Electric Castle: beauty, in the field.
A multi-day brand activation at Romania's largest music festival — designed to be felt, photographed, and posted, not just walked past.
- Role
- Brand Manager, Activation lead
- Client
- Maybelline New York
- Context
- Electric Castle Festival, Romania
- Timeline
- Summer 2024
0K+
Festival-goers reached in a single activation — converted into owned earned content that kept running on socials for months after the weekend.
Festival activations are easy to measure and hard to make matter. Footfall is a vanity number; photos taken is a vanity number; most post-mortem decks lean on both because the actual commercial lift is almost impossible to attribute. I wanted to brief this one differently: as a product experience with a single conversion metric, not a brand presence with a footfall count.

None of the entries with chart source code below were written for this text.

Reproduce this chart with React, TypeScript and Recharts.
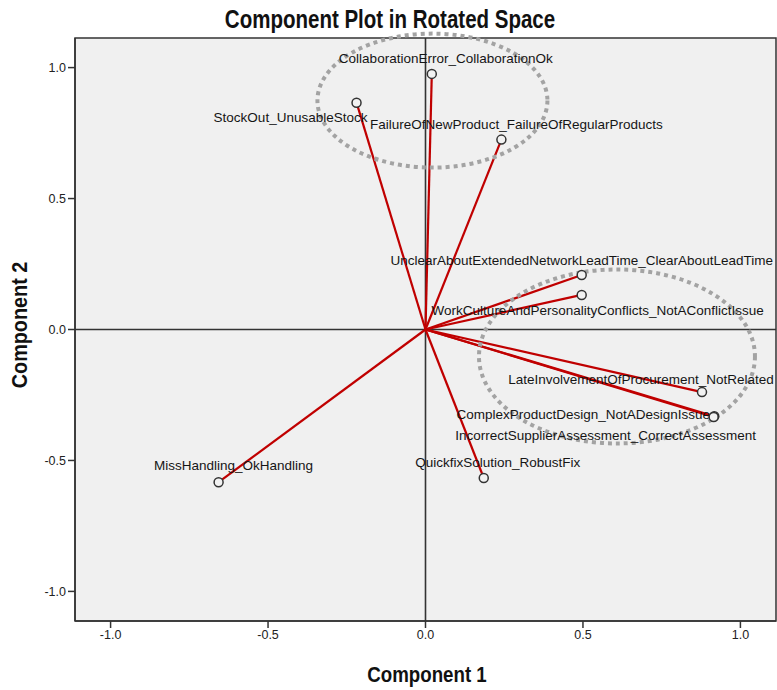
import React from 'react';
import {
  ScatterChart,
  Scatter,
  XAxis,
  YAxis,
  ReferenceArea,
  ReferenceLine,
  ReferenceDot,
} from 'recharts';

// component loadings (rotated)
const NAMES = [
  'CollaborationError_CollaborationOk',
  'StockOut_UnusableStock',
  'FailureOfNewProduct_FailureOfRegularProducts',
  'UnclearAboutExtendedNetworkLeadTime_ClearAboutLeadTime',
  'WorkCultureAndPersonalityConflicts_NotAConflictIssue',
  'LateInvolvementOfProcurement_NotRelated',
  'ComplexProductDesign_NotADesignIssue',
  'IncorrectSupplierAssessment_CorrectAssessment',
  'QuickfixSolution_RobustFix',
  'MissHandling_OkHandling',
];
const COMPONENT_1 = [0.02, -0.219, 0.241, 0.496, 0.496, 0.878, 0.917, 0.915, 0.185, -0.657];
const COMPONENT_2 = [0.976, 0.866, 0.725, 0.208, 0.132, -0.239, -0.331, -0.334, -0.567, -0.583];

const TICKS = [-1, -0.5, 0, 0.5, 1];
const DOMAIN: [number, number] = [-1.113, 1.113];

// dashed groupings, centre in component space
const GROUP_C1 = [0.022, 0.608];
const GROUP_C2 = [0.874, -0.103];
const GROUP_R = [
  [115, 67],
  [138, 87],
];

// label placement relative to the point (px)
const LABEL_OFFSET = [
  [14, -15],
  [-66, 15],
  [15, -15],
  [0, -15],
  [16, 16],
  [-61, -13],
  [-131, -2],
  [-108, 19],
  [14, -16],
  [15, -17],
];

const points = NAMES.map((name, i) => ({ name, x: COMPONENT_1[i], y: COMPONENT_2[i], i }));

const FONT = '"Liberation Sans", Arial, sans-serif';

const PointShape = (props: any) => {
  const { cx, cy, payload } = props;
  const [dx, dy] = LABEL_OFFSET[payload.i];
  return (
    <g>
      <text
        x={cx + dx}
        y={cy + dy}
        textAnchor="middle"
        dominantBaseline="central"
        fontSize={13.5}
        fontFamily={FONT}
        fill="#151515"
      >
        {payload.name}
      </text>
      <circle cx={cx} cy={cy} r={4.5} fill="#f2f2f2" stroke="#333" strokeWidth={1.5} />
    </g>
  );
};

const titleStyle: React.CSSProperties = {
  fontFamily: FONT,
  fontWeight: 700,
  color: '#111',
  whiteSpace: 'nowrap',
};

export default function App() {
  return (
    <div style={{ position: 'relative', width: 777, height: 690, background: '#fff' }}>
      <style>{'body{margin:0}'}</style>
      <div
        style={{
          ...titleStyle,
          position: 'absolute',
          top: 19,
          left: 390,
          fontSize: 25,
          transform: 'translate(-50%, -50%) scaleX(0.82)',
        }}
      >
        Component Plot in Rotated Space
      </div>
      <ScatterChart width={777} height={690} margin={{ top: 38, right: 1, bottom: 0, left: 0 }}>
        <XAxis
          type="number"
          dataKey="x"
          domain={DOMAIN}
          ticks={TICKS}
          allowDataOverflow
          height={69}
          tickFormatter={(v: number) => v.toFixed(1)}
          tick={{ fontSize: 12.5, fill: '#222', fontFamily: FONT }}
          tickSize={7}
          axisLine={{ stroke: '#333', strokeWidth: 1.5 }}
          tickLine={{ stroke: '#333', strokeWidth: 1.5 }}
        />
        <YAxis
          type="number"
          dataKey="y"
          domain={DOMAIN}
          ticks={TICKS}
          allowDataOverflow
          width={75}
          tickFormatter={(v: number) => v.toFixed(1)}
          tick={{ fontSize: 12.5, fill: '#222', fontFamily: FONT }}
          tickSize={7}
          axisLine={{ stroke: '#333', strokeWidth: 1.5 }}
          tickLine={{ stroke: '#333', strokeWidth: 1.5 }}
        />
        <ReferenceArea
          x1={DOMAIN[0]}
          x2={DOMAIN[1]}
          y1={DOMAIN[0]}
          y2={DOMAIN[1]}
          fill="#f0f0f0"
          fillOpacity={1}
          stroke="#333"
          strokeWidth={1.5}
        />
        <ReferenceLine x={0} stroke="#333" strokeWidth={1.6} />
        <ReferenceLine y={0} stroke="#333" strokeWidth={1.6} />
        {points.map((p) => (
          <ReferenceLine
            key={p.name}
            segment={[
              { x: 0, y: 0 },
              { x: p.x, y: p.y },
            ]}
            stroke="#c00000"
            strokeWidth={2.2}
          />
        ))}
        {GROUP_C1.map((gx, k) => (
          <ReferenceDot
            key={k}
            x={gx}
            y={GROUP_C2[k]}
            r={1}
            shape={(s: any) => (
              <ellipse
                cx={s.cx}
                cy={s.cy}
                rx={GROUP_R[k][0]}
                ry={GROUP_R[k][1]}
                fill="none"
                stroke="#a3a3a3"
                strokeWidth={4}
                strokeDasharray="4 4"
              />
            )}
          />
        ))}
        <Scatter data={points} isAnimationActive={false} shape={PointShape} />
      </ScatterChart>
      <div
        style={{
          ...titleStyle,
          position: 'absolute',
          top: 675,
          left: 427,
          fontSize: 22,
          transform: 'translate(-50%, -50%) scaleX(0.85)',
        }}
      >
        Component 1
      </div>
      <div
        style={{
          ...titleStyle,
          position: 'absolute',
          top: 325,
          left: 20,
          fontSize: 22,
          transform: 'translate(-50%, -50%) rotate(-90deg) scaleX(0.9)',
        }}
      >
        Component 2
      </div>
    </div>
  );
}
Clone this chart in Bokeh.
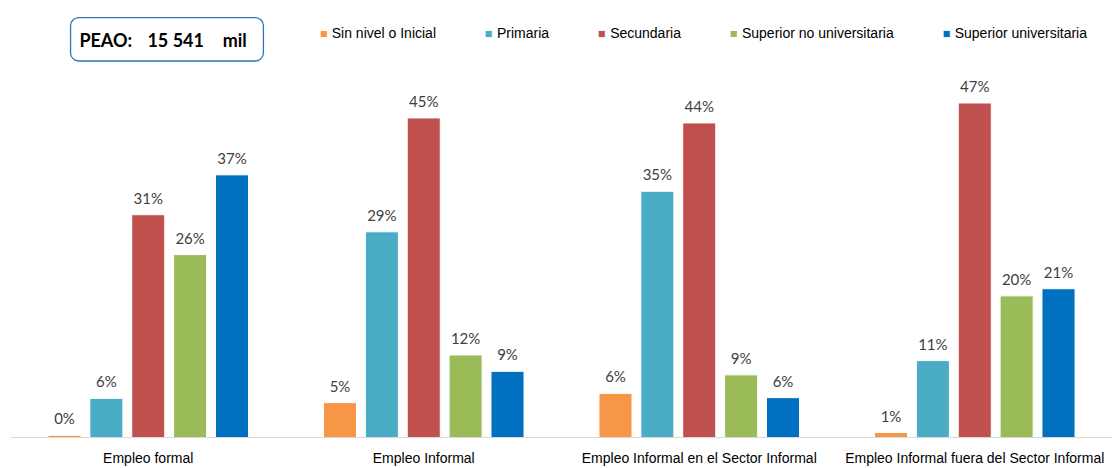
from bokeh.plotting import figure
from bokeh.models import (FactorRange, Range1d, ColumnDataSource, Legend, LegendItem,
                          Label, BoxAnnotation)
from bokeh.transform import dodge
from bokeh.core.properties import value
from bokeh.embed import file_html
from bokeh.resources import INLINE

categories = ["Empleo formal", "Empleo Informal",
              "Empleo Informal en el Sector Informal",
              "Empleo Informal fuera del Sector Informal"]
series_names = ["Sin nivel o Inicial", "Primaria", "Secundaria",
                "Superior no universitaria", "Superior universitaria"]
sin_nivel = [0.3, 4.9, 6.2, 0.7]
primaria = [5.5, 28.9, 34.6, 10.8]
secundaria = [31.3, 44.9, 44.2, 47.0]
sup_no_univ = [25.7, 11.6, 8.8, 19.9]
sup_univ = [36.9, 9.3, 5.6, 20.9]
sin_nivel_lbl = ["0%", "5%", "6%", "1%"]
primaria_lbl = ["6%", "29%", "35%", "11%"]
secundaria_lbl = ["31%", "45%", "44%", "47%"]
sup_no_univ_lbl = ["26%", "12%", "9%", "20%"]
sup_univ_lbl = ["37%", "9%", "6%", "21%"]
peao_text = "PEAO:"
peao_value = "15 541"
peao_unit = "mil"

series = [sin_nivel, primaria, secundaria, sup_no_univ, sup_univ]
labels = [sin_nivel_lbl, primaria_lbl, secundaria_lbl, sup_no_univ_lbl, sup_univ_lbl]
colors = ["#F79646", "#4BACC6", "#C0504D", "#9BBB59", "#0070C0"]

YMAX = 61.4
p = figure(width=1112, height=468,
           x_range=FactorRange(factors=categories, range_padding=0),
           y_range=Range1d(0, YMAX),
           output_backend="svg", toolbar_location=None,
           min_border_left=10, min_border_right=0, min_border_top=0, min_border_bottom=0)
p.outline_line_color = None
p.xgrid.visible = False
p.ygrid.visible = False
p.yaxis.visible = False
p.xaxis.axis_line_color = "#D9D9D9"
p.xaxis.axis_line_width = 1
p.xaxis.major_tick_line_color = None
p.xaxis.major_tick_out = 0
p.xaxis.major_tick_in = 0
p.xaxis.minor_tick_line_color = None
p.xaxis.major_label_standoff = 12
p.xaxis.major_label_text_font = "Liberation Sans"
p.xaxis.major_label_text_font_size = "14px"
p.xaxis.major_label_text_color = "#000000"

step = 0.152
width = 0.12
items = []
for k, (vals, lbls, col, name) in enumerate(zip(series, labels, colors, series_names)):
    src = ColumnDataSource(dict(cat=categories, v=vals, lbl=lbls))
    off = (k - 2) * step
    r = p.vbar(x=dodge("cat", off, range=p.x_range), top="v", width=width, source=src,
               fill_color=col, line_color="white", line_width=1)
    p.text(x=dodge("cat", off, range=p.x_range), y="v", text="lbl", source=src,
           text_align="center", text_baseline="bottom", y_offset=-8,
           text_font=value("Lato"), text_font_size="15px", text_color="#404040")
    items.append(LegendItem(label=name, renderers=[r]))

legend = Legend(items=items, orientation="horizontal", location="top_right",
                glyph_width=9, glyph_height=9, label_height=16, label_standoff=4,
                spacing=48, padding=0, margin=25, border_line_color=None,
                background_fill_alpha=0,
                label_text_font="Liberation Sans", label_text_font_size="14px",
                label_text_color="#000000")
p.add_layout(legend)

box = BoxAnnotation(left=0.218, right=0.918, bottom=52.9, top=59.0,
                    fill_color="white", fill_alpha=1, line_color="#2E75B6",
                    line_alpha=1, line_width=1.3, border_radius=8)
p.add_layout(box)
for txt, x in [(peao_text, 0.250), (peao_value, 0.497), (peao_unit, 0.770)]:
    p.add_layout(Label(x=x, y=55.8, text=txt, text_align="left", text_baseline="middle",
                       text_font="Lato", text_font_style="bold", text_font_size="18px",
                       text_color="#000000"))

open("out.html", "w").write(file_html(p, INLINE))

The decision I forced up front
One KPI on the brief: reach that converted into owned social content. Everything that didn't serve that number was cut. No panel stages, no headline sponsorship moment, no celebrity drop-in — all of which the agency proposed, and all of which produce press releases but not content that keeps running after the festival ends.
The build
We designed the space as a three-beat experience. Beat one: a tactile shade-matching station where the consumer's output was a branded shade card, not a sample. Beat two: a lighting-controlled photo moment built specifically to make smartphone cameras flatter the makeup, because the photo was the unit of content, not the activation. Beat three: exit via a take-home — one hero SKU, one creator-led edit unlocked via a QR tag on the product.
"Brief the photograph, not the footprint. What the consumer leaves with is the campaign — everything else is set dressing."
What I fought for
Three things, all against the standard festival playbook. Fewer staff, better trained — we replaced six generic brand ambassadors with two trained MUAs who actually knew the product. Longer wait times, accepted — we designed the space for a five-minute minimum, because a two-minute experience doesn't produce a photo worth posting. And a single product take-home instead of a gift bag, because a gift bag becomes landfill; a single product becomes a habit.
Outcome
Over 280,000 attendees moved through the footprint across the festival. The earned-content tail — user posts, creator reposts, brand amplifications — ran for roughly ten weeks after the festival, which is unusually long for an activation of this scale. Cost-per-owned-impression landed below the full-funnel benchmark we'd set for the year.
Where it generalises
Any activation brief with an audience metric at the top is already failing. The measurable unit is the photograph the consumer takes; the activation is a factory for that photograph. This applies to pop-ups, retail corners, press days — anywhere the brand is asking for the consumer's time.